**PROBLEM STATEMENT:**
Retype the data that follows line by line, exactly, and leave its pictures out.

[start PROVIDED DATA]

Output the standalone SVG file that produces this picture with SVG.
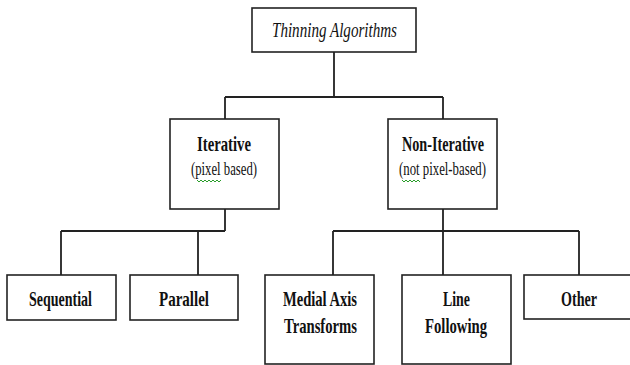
<svg xmlns="http://www.w3.org/2000/svg" width="630" height="365" viewBox="0 0 630 365">
<style>
.box{fill:#fff;stroke:#222;stroke-width:1.6}
.conn{fill:none;stroke:#222;stroke-width:1.8}
.b{font-family:"Liberation Serif","Times New Roman",serif;font-weight:bold;font-size:22px;fill:#111}
.r{font-family:"Liberation Serif","Times New Roman",serif;font-size:19px;fill:#111}
.i{font-family:"Liberation Serif","Times New Roman",serif;font-style:italic;font-size:22px;fill:#111}
.sq{fill:none;stroke:#2a9d2a;stroke-width:1}
</style>
<rect width="630" height="365" fill="#fff"/>
<g id="connectors">
<path class="conn" d="M334 52V97M225 97H443M225 97V119M443 97V119"/>
<path class="conn" d="M225 209V231M61 231H225M61 231V275M198 231V275"/>
<path class="conn" d="M443 209V275M333 231H579M333 231V275M579 231V275"/>
</g>
<g id="root">
<rect class="box" x="252" y="8" width="164" height="44"/>
<text class="i" x="272" y="37" textLength="125" lengthAdjust="spacingAndGlyphs">Thinning Algorithms</text>
</g>
<g id="iterative">
<rect class="box" x="170" y="119" width="109" height="90"/>
<text class="b" x="197" y="151" textLength="54" lengthAdjust="spacingAndGlyphs">Iterative</text>
<text class="r" x="191" y="175" textLength="66" lengthAdjust="spacingAndGlyphs">(pixel based)</text>
<path class="sq" d="M197 180l2 2l2-2l2 2l2-2l2 2l2-2l2 2l2-2l2 2l2-2l2 2l2-2"/>
</g>
<g id="noniterative">
<rect class="box" x="388" y="119" width="109" height="90"/>
<text class="b" x="402" y="151" textLength="82" lengthAdjust="spacingAndGlyphs">Non-Iterative</text>
<text class="r" x="399" y="175" textLength="87" lengthAdjust="spacingAndGlyphs">(not pixel-based)</text>
<path class="sq" d="M402 180l2 2l2-2l2 2l2-2l2 2l2-2l2 2l2-2l2 2"/>
</g>
<g id="sequential">
<rect class="box" x="7" y="275" width="109" height="45"/>
<text class="b" x="29" y="306" textLength="63" lengthAdjust="spacingAndGlyphs">Sequential</text>
</g>
<g id="parallel">
<rect class="box" x="130" y="275" width="108" height="45"/>
<text class="b" x="159" y="306" textLength="50" lengthAdjust="spacingAndGlyphs">Parallel</text>
</g>
<g id="medial">
<rect class="box" x="265" y="275" width="109" height="89"/>
<text class="b" x="283" y="306" textLength="74" lengthAdjust="spacingAndGlyphs">Medial Axis</text>
<text class="b" x="284" y="333" textLength="73" lengthAdjust="spacingAndGlyphs">Transforms</text>
</g>
<g id="linefollowing">
<rect class="box" x="402" y="275" width="109" height="89"/>
<text class="b" x="443" y="306" textLength="27" lengthAdjust="spacingAndGlyphs">Line</text>
<text class="b" x="425" y="333" textLength="62" lengthAdjust="spacingAndGlyphs">Following</text>
</g>
<g id="other">
<rect class="box" x="524" y="275" width="110" height="44"/>
<text class="b" x="561" y="306" textLength="36" lengthAdjust="spacingAndGlyphs">Other</text>
</g>
</svg>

[end PROVIDED DATA]

**RESPONSE BELOW:**
Output the standalone SVG file that produces this picture with SVG.
<svg xmlns="http://www.w3.org/2000/svg" width="630" height="365" viewBox="0 0 630 365">
<style>
.box{fill:#fff;stroke:#222;stroke-width:1.6}
.conn{fill:none;stroke:#222;stroke-width:1.8}
.b{font-family:"Liberation Serif","Times New Roman",serif;font-weight:bold;font-size:22px;fill:#111}
.r{font-family:"Liberation Serif","Times New Roman",serif;font-size:19px;fill:#111}
.i{font-family:"Liberation Serif","Times New Roman",serif;font-style:italic;font-size:22px;fill:#111}
.sq{fill:none;stroke:#2a9d2a;stroke-width:1}
</style>
<rect width="630" height="365" fill="#fff"/>
<g id="connectors">
<path class="conn" d="M334 52V97M225 97H443M225 97V119M443 97V119"/>
<path class="conn" d="M225 209V231M61 231H225M61 231V275M198 231V275"/>
<path class="conn" d="M443 209V275M333 231H579M333 231V275M579 231V275"/>
</g>
<g id="root">
<rect class="box" x="252" y="8" width="164" height="44"/>
<text class="i" x="272" y="37" textLength="125" lengthAdjust="spacingAndGlyphs">Thinning Algorithms</text>
</g>
<g id="iterative">
<rect class="box" x="170" y="119" width="109" height="90"/>
<text class="b" x="197" y="151" textLength="54" lengthAdjust="spacingAndGlyphs">Iterative</text>
<text class="r" x="191" y="175" textLength="66" lengthAdjust="spacingAndGlyphs">(pixel based)</text>
<path class="sq" d="M197 180l2 2l2-2l2 2l2-2l2 2l2-2l2 2l2-2l2 2l2-2l2 2l2-2"/>
</g>
<g id="noniterative">
<rect class="box" x="388" y="119" width="109" height="90"/>
<text class="b" x="402" y="151" textLength="82" lengthAdjust="spacingAndGlyphs">Non-Iterative</text>
<text class="r" x="399" y="175" textLength="87" lengthAdjust="spacingAndGlyphs">(not pixel-based)</text>
<path class="sq" d="M402 180l2 2l2-2l2 2l2-2l2 2l2-2l2 2l2-2l2 2"/>
</g>
<g id="sequential">
<rect class="box" x="7" y="275" width="109" height="45"/>
<text class="b" x="29" y="306" textLength="63" lengthAdjust="spacingAndGlyphs">Sequential</text>
</g>
<g id="parallel">
<rect class="box" x="130" y="275" width="108" height="45"/>
<text class="b" x="159" y="306" textLength="50" lengthAdjust="spacingAndGlyphs">Parallel</text>
</g>
<g id="medial">
<rect class="box" x="265" y="275" width="109" height="89"/>
<text class="b" x="283" y="306" textLength="74" lengthAdjust="spacingAndGlyphs">Medial Axis</text>
<text class="b" x="284" y="333" textLength="73" lengthAdjust="spacingAndGlyphs">Transforms</text>
</g>
<g id="linefollowing">
<rect class="box" x="402" y="275" width="109" height="89"/>
<text class="b" x="443" y="306" textLength="27" lengthAdjust="spacingAndGlyphs">Line</text>
<text class="b" x="425" y="333" textLength="62" lengthAdjust="spacingAndGlyphs">Following</text>
</g>
<g id="other">
<rect class="box" x="524" y="275" width="110" height="44"/>
<text class="b" x="561" y="306" textLength="36" lengthAdjust="spacingAndGlyphs">Other</text>
</g>
</svg>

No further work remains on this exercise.